What was your project in Tom's laboratory? When I joined the laboratory, they had just identified a new family of splicing factors called the CELF proteins, which stands for CUG-BP and ETR-3–like factors—those were the first two members of the family to be described.
I started out doing some Western blots and saw that the expression patterns of CELF proteins were very dynamic during development. A lot of researchers in the alternative splicing community looked at how a gene was spliced one way in muscle cells, and another way in neurons. But there hadn't been many studies into what happens within the same cell type over time. I found evidence to suggest that CELF protein expression changes drive the developmental transition between fetal and adult patterns of splicing in the developing heart.
How do CELF proteins direct the splicing machinery to control alternative splicing? That's a great question. Actually, very little is known about that. We know they bind to the RNA, and that they have to bind to the RNA to affect splicing. But how precisely they're communicating with the basal splicing machinery is not well understood.
What else are you looking at? We're starting to look at another family of splicing regulators called the muscleblind-like proteins, which act on many of the same subset of targets as the CELF proteins but, at least in some cases, have been shown to be antagonistic.
We have preliminary data that both the CELF and the muscleblind-like protein family are very dynamic during embryonic heart development. And so we think that they're involved in developmental stage-specific alternative splicing control.
My guess is that probably most, if not all the different splicing factor families are developmentally regulated in different tissues, in much the same way that transcription factors are.
And presumably they each have a distinct subset of targets. Right. Each protein or each family of splicing regulators would affect different subsets of targets, and some of those subsets may overlap, and some may be very distinct.

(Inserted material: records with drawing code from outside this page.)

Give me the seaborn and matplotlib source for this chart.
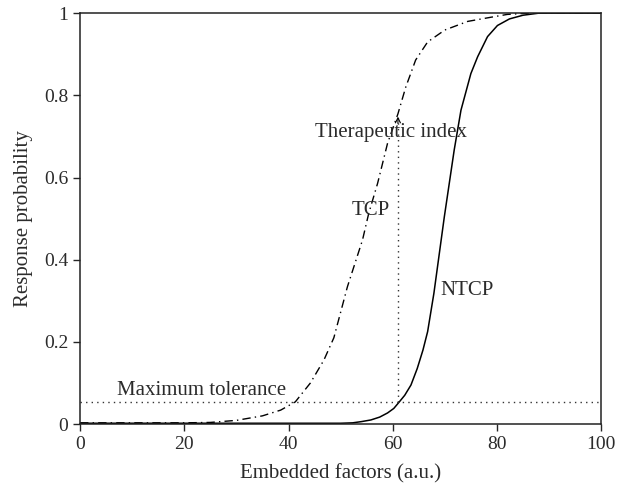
import matplotlib
matplotlib.use("Agg")
import matplotlib.pyplot as plt
import seaborn as sns
import pandas as pd

# values
tcp_x = [0, 10, 20, 25, 27, 30, 35, 38.5, 41.3, 44.2, 46.8, 48.7, 51.3, 54.2, 55.4,
         57.1, 59, 61, 62.5, 64.4, 66.7, 70, 74.4, 78.8, 82, 86, 90, 100]
tcp_y = [0.003, 0.003, 0.003, 0.004, 0.006, 0.009, 0.02, 0.034, 0.054, 0.10, 0.156,
         0.21, 0.334, 0.448, 0.513, 0.586, 0.683, 0.755, 0.82, 0.886, 0.93, 0.959,
         0.98, 0.99, 0.997, 1.0, 1.0, 1.0]
ntcp_x = [0, 20, 40, 50, 52.3, 54, 55.8, 57.5, 59, 60.2, 61.2, 62.3, 63.5, 64.7, 65.8,
          66.7, 67.9, 69.9, 71.8, 73.1, 75, 76.3, 78.2, 80.1, 82.4, 85, 88, 100]
ntcp_y = [0.002, 0.002, 0.002, 0.002, 0.003, 0.006, 0.01, 0.017, 0.027, 0.038, 0.053,
          0.07, 0.095, 0.135, 0.18, 0.225, 0.318, 0.504, 0.667, 0.764, 0.853, 0.894,
          0.943, 0.97, 0.986, 0.995, 1.0, 1.0]
max_tolerance = 0.053
therapeutic_x = 61
therapeutic_top = 0.755
x_ticks = [0, 20, 40, 60, 80, 100]
y_ticks = [0, 0.2, 0.4, 0.6, 0.8, 1]
y_tick_labels = ["0", "0.2", "0.4", "0.6", "0.8", "1"]

sns.set_style("ticks")
plt.rcParams["font.family"] = ["Liberation Serif", "DejaVu Serif"]
txt = "#2b2b2b"

fig = plt.figure(figsize=(6.21, 4.88), dpi=100)
ax = fig.add_axes([0.129, 0.131, 0.839, 0.842])

tcp = pd.DataFrame({"x": tcp_x, "y": tcp_y})
ntcp = pd.DataFrame({"x": ntcp_x, "y": ntcp_y})
sns.lineplot(data=tcp, x="x", y="y", ax=ax, color="black", lw=1.0,
             linestyle=(0, (6, 3, 1, 3)))
sns.lineplot(data=ntcp, x="x", y="y", ax=ax, color="black", lw=1.1)

# maximum tolerance level and therapeutic index marker
ax.plot([0, 100], [max_tolerance, max_tolerance], color="#333333", lw=1.0,
        linestyle=(0, (1, 3)))
ax.plot([therapeutic_x, therapeutic_x], [max_tolerance, therapeutic_top - 0.01],
        color="#333333", lw=1.0, linestyle=(0, (1, 3)))
ax.annotate("", xy=(therapeutic_x, therapeutic_top), xytext=(therapeutic_x, therapeutic_top - 0.03),
            arrowprops=dict(arrowstyle="->", lw=0.8, color="black", mutation_scale=9))

ax.text(45, 0.71, "Therapeutic index", fontsize=15, color=txt, va="center", ha="left")
ax.text(55.8, 0.52, "TCP", fontsize=15, color=txt, va="center", ha="center")
ax.text(69.2, 0.325, "NTCP", fontsize=15, color=txt, va="center", ha="left")
ax.text(7.1, 0.082, "Maximum tolerance", fontsize=15, color=txt, va="center", ha="left")

ax.set_xlim(0, 100)
ax.set_ylim(0, 1)
ax.set_xticks(x_ticks)
ax.set_yticks(y_ticks)
ax.set_yticklabels(y_tick_labels)
ax.tick_params(axis="both", labelsize=14, labelcolor=txt, direction="out", length=5, width=1)
ax.set_xlabel("Embedded factors (a.u.)", fontsize=15, color=txt, labelpad=8)
ax.set_ylabel("Response probability", fontsize=15, color=txt, labelpad=8)
for s in ax.spines.values():
    s.set_visible(True)
    s.set_linewidth(1.1)
    s.set_color("#222222")

fig.savefig("out.png", dpi=100)
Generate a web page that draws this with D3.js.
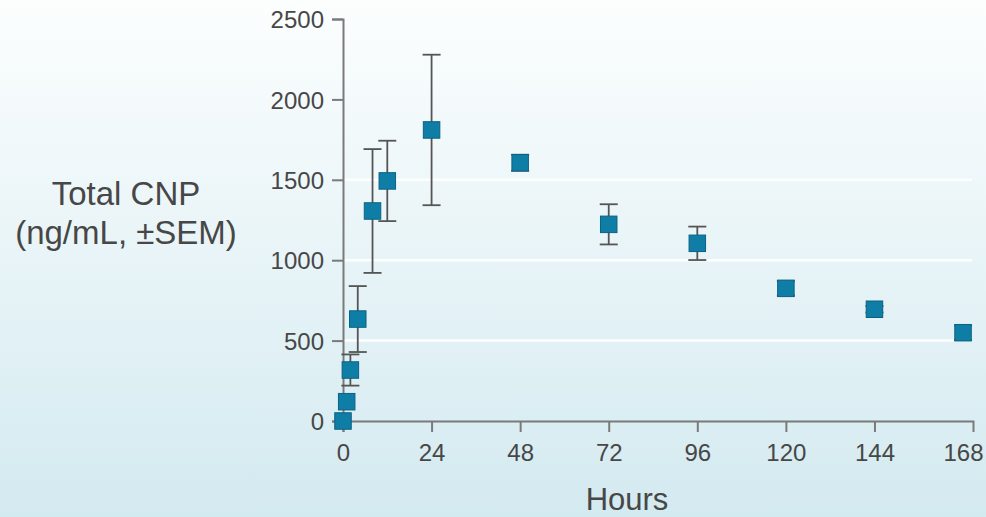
<!DOCTYPE html>
<html>
<head>
<meta charset="utf-8">
<script src="https://cdn.jsdelivr.net/npm/d3@7/dist/d3.min.js"></script>
<style>
  html, body { margin: 0; padding: 0; overflow: hidden; }
  svg { display: block; }
  text { font-family: "Liberation Sans", Arial, sans-serif; fill: #474747; }
</style>
</head>
<body>
<svg id="chart" width="986" height="517"></svg>
<script>
// ---- data ----
const hours  = [0, 1, 2, 4, 8, 12, 24, 48, 72, 96, 120, 144, 168];
const values = [0, 120, 317, 634, 1306, 1493, 1810, 1606, 1223, 1105, 825, 695, 549];
const sem    = [0, 0, 97, 205, 385, 250, 468, 50, 125, 104, 45, 20, 45];
const xTickValues = [0, 24, 48, 72, 96, 120, 144, 168];
const yTickValues = [0, 500, 1000, 1500, 2000, 2500];
const gridValues = [500, 1000, 1500];
const yTitle = ["Total CNP", "(ng/mL, \u00B1SEM)"];
const xTitle = "Hours";

const W = 986, H = 517;
const svg = d3.select("#chart");

// background gradient
const defs = svg.append("defs");
const grad = defs.append("linearGradient").attr("id", "bg")
  .attr("x1", 0).attr("y1", 0).attr("x2", 0).attr("y2", 1);
grad.append("stop").attr("offset", "0%").attr("stop-color", "#fcfefe");
grad.append("stop").attr("offset", "45%").attr("stop-color", "#eaf5f8");
grad.append("stop").attr("offset", "100%").attr("stop-color", "#d3eaf0");
svg.append("rect").attr("width", W).attr("height", H).attr("fill", "url(#bg)");

// scales
const x = d3.scaleLinear().domain([0, 170.7]).range([343, 973]);
const y = d3.scaleLinear().domain([0, 2500]).range([421, 19]);

// gridlines
svg.append("g").selectAll("line").data(gridValues).join("line")
  .attr("x1", x(0)).attr("x2", 972)
  .attr("y1", d => y(d)).attr("y2", d => y(d))
  .attr("stroke", "#ffffff").attr("stroke-width", 2.5).attr("opacity", 0.95);

// y axis
const yAxis = svg.append("g").attr("transform", `translate(${x(0)},0)`)
  .call(d3.axisLeft(y).tickValues(yTickValues).tickSize(11).tickSizeOuter(11).tickPadding(8)
    .tickFormat(d3.format("d")));
yAxis.selectAll("path, line").attr("stroke", "#7a7a7a").attr("stroke-width", 2);
yAxis.selectAll("text").style("font-size", "24px").style("font-family", "'Liberation Sans', Arial, sans-serif")
  .attr("fill", "#474747").attr("dy", "0.36em");

// x axis
const xAxis = svg.append("g").attr("transform", `translate(0,${y(0)})`)
  .call(d3.axisBottom(x).tickValues(xTickValues).tickSize(11).tickSizeOuter(11).tickPadding(12)
    .tickFormat(d3.format("d")));
xAxis.selectAll("path, line").attr("stroke", "#7a7a7a").attr("stroke-width", 2);
xAxis.selectAll(".tick").filter(d => d === 168).select("line").remove();
xAxis.selectAll("text").style("font-size", "24px").style("font-family", "'Liberation Sans', Arial, sans-serif")
  .attr("fill", "#474747");

// error bars
const pts = hours.map((h, i) => ({ h, v: values[i], e: sem[i] }));
const eb = svg.append("g").attr("stroke", "#555555").attr("stroke-width", 1.8);
pts.filter(d => d.e > 0).forEach(d => {
  const cx = x(d.h);
  eb.append("line").attr("x1", cx).attr("x2", cx).attr("y1", y(d.v - d.e)).attr("y2", y(d.v + d.e));
  [d.v - d.e, d.v + d.e].forEach(val => {
    eb.append("line").attr("x1", cx - 9).attr("x2", cx + 9).attr("y1", y(val)).attr("y2", y(val));
  });
});

// markers
const ms = 16.5;
svg.append("g").selectAll("rect").data(pts).join("rect")
  .attr("x", d => x(d.h) - ms / 2).attr("y", d => y(d.v) - ms / 2)
  .attr("width", ms).attr("height", ms)
  .attr("fill", "#0f7ea6").attr("stroke", "#0b6283").attr("stroke-width", 1);

// titles
const yt = svg.append("text").attr("text-anchor", "middle")
  .style("font-size", "33px");
yt.append("tspan").attr("x", 126).attr("y", 205).text(yTitle[0]);
yt.append("tspan").attr("x", 126).attr("y", 244).text(yTitle[1]);

svg.append("text").attr("x", 627).attr("y", 510).attr("text-anchor", "middle")
  .style("font-size", "31px").text(xTitle);
</script>
</body>
</html>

You've identified six of these CELF proteins. Do you know all of their targets? That's actually one of the big questions that we have now. Only a very small number of targets have been identified, and we think there are probably many more. We're now trying to identify the others.
Are you working on any other projects? I think the big, overriding question that we really want to answer is, what are the consequences of these splicing programs for development? Not just how is splicing regulated, but why is it important?
So we're using a variety of whole embryo, primary cell, and embryonic explant assays to go in and manipulate the splicing factors and see what effects we're having on morphogenetic processes.
THE RIGHT FIT
What made you choose Ohio? It was a combination of things. On a professional level, the Cleveland Clinic is really a top-notch place. It's got great resources, it's got great people. And scientifically, it was a great fit. Our work is sort of a combination of cardiovascular, developmental, and RNA biology, and that's an unusual combination. But here in Cleveland, between the Cleveland Clinic and Case Western Reserve University, there's actually a huge RNA community. And at the Cleveland Clinic there's a huge cardiovascular biology community.
Then on a personal level, I just really liked Ohio. I really wanted to move north after living in Arizona and Texas. I discovered the southern climate doesn't really agree with me, and I wanted to go back to a place that had a change of seasons and had a real winter, and snowed on Christmas. I really love the midwestern culture.
Are you enjoying life as a Principle Investigator? It's fun. It's kind of stressful. When I left Tom's laboratory, I remember he told me that being a PI is like being a parent. It's one of those things that, if you had any idea going in how much work it would be or how hard it would be or how stressful it would be, you might not want to do it. But once you're there and you're doing it, it's so rewarding, you're glad you did. I don't know about being a parent, but as a PI, I'd say that's completely true.